Marcel Broodthaers
Marcel Broodthaers was born in Brussels in 1924 and first published poetry in the tradition of Symbolism and Surrealism in 1945. Active as a poet, essayist and filmmaker until the age of 40, he turned away from "breadless" poetry in 1964 and moved into the field of visual art, casting 50 copies of his poetry book Pense-Bête in plaster and exhibiting them as art objects. Numerous solo exhibitions have been dedicated to him in important international museums, including the Fundación Antoni Tàpies, Barcelona (1997), the Stedeljik Van Abbemuseum, Eindhoven (1995), the Jeu de Paume, Paris (1991), and the Tate Gallery, London (1980), and he has been represented three times at documenta 5 (1972), 6 (1977), 7 (1982), and X (1997). Marcel Broodthaers died in Cologne in 1976.

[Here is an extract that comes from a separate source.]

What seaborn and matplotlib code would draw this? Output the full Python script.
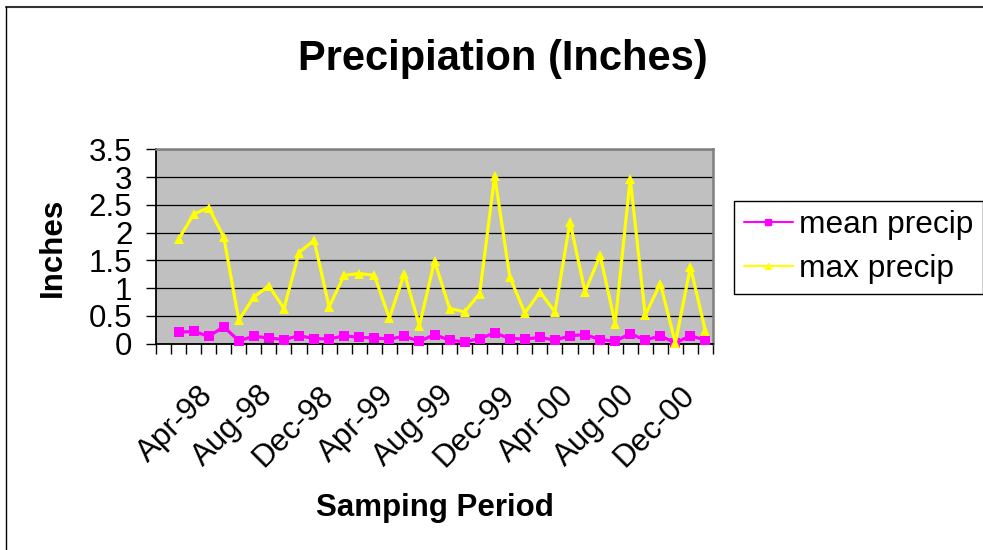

Broodthaers is considered a seminal figure in the art world of the twentieth century. His work continues to offer points of reference for numerous artist colleagues today. Key figures for him were Stéphane Mallarmé and René Magritte, with whom he was personally acquainted. Mallarmé’s poem Un Coup de dés jamais n’abolira pas le hasard with its refusal of a clear meaning and Magritte’s involvement with language and image as signs that have a disputable relationship to non-language reality, as demonstrated in his famous image Ceci n’est pas une pipe (This is not a Pipe), were starting points for Broodthaers’ own artistic creation. By isolating words and letters, removing them from their semantic context and recombining them, he dealt with writing as image and aimed at annulling its conventional meaning and thereby the rational understanding of it. Broodthaers’ work, in general, is devoted to questioning the knowledge systems of contemporary Western culture. He took the entire enterprise of art as the object of his artistic work, and can thereby be seen as a pioneer of institutional critique. With his fictive Muséé d’Art Moderne, Départment des Aigles (Museum of Modern Art, Department of Eagles) founded in his apartment in Brussels in 1968, he questioned “real” museums’ claim of having the power to define what art is. His “Museum” manifested itself until 1972 in the organization of several fictional departments in various sites. Broodthaers illuminated the specific conventions of the art industry and questioned the practice of declaring objects as art works by means of their public display and the application of wall signs. Broodthaers’ “museum” intended to house art, not artworks, and consequently questioned the social role of art institutions that transformed works to objects of value for the capitalist value-creation machinery. The reduction of things to their exchange value, the artist as trademark, and the handling of original and copy, are themes that the artist grappled with intensely. In addition, he was concerned with the problematic of colonization and exoticism. His extensive work, which includes extremely diverse media (films, slide projections, objects, prints, photographs, and artist’s books) hereby developed manifold relations to numerous further artists, writers, and philosophers, such as Duchamp, Baudelaire, and Foucault.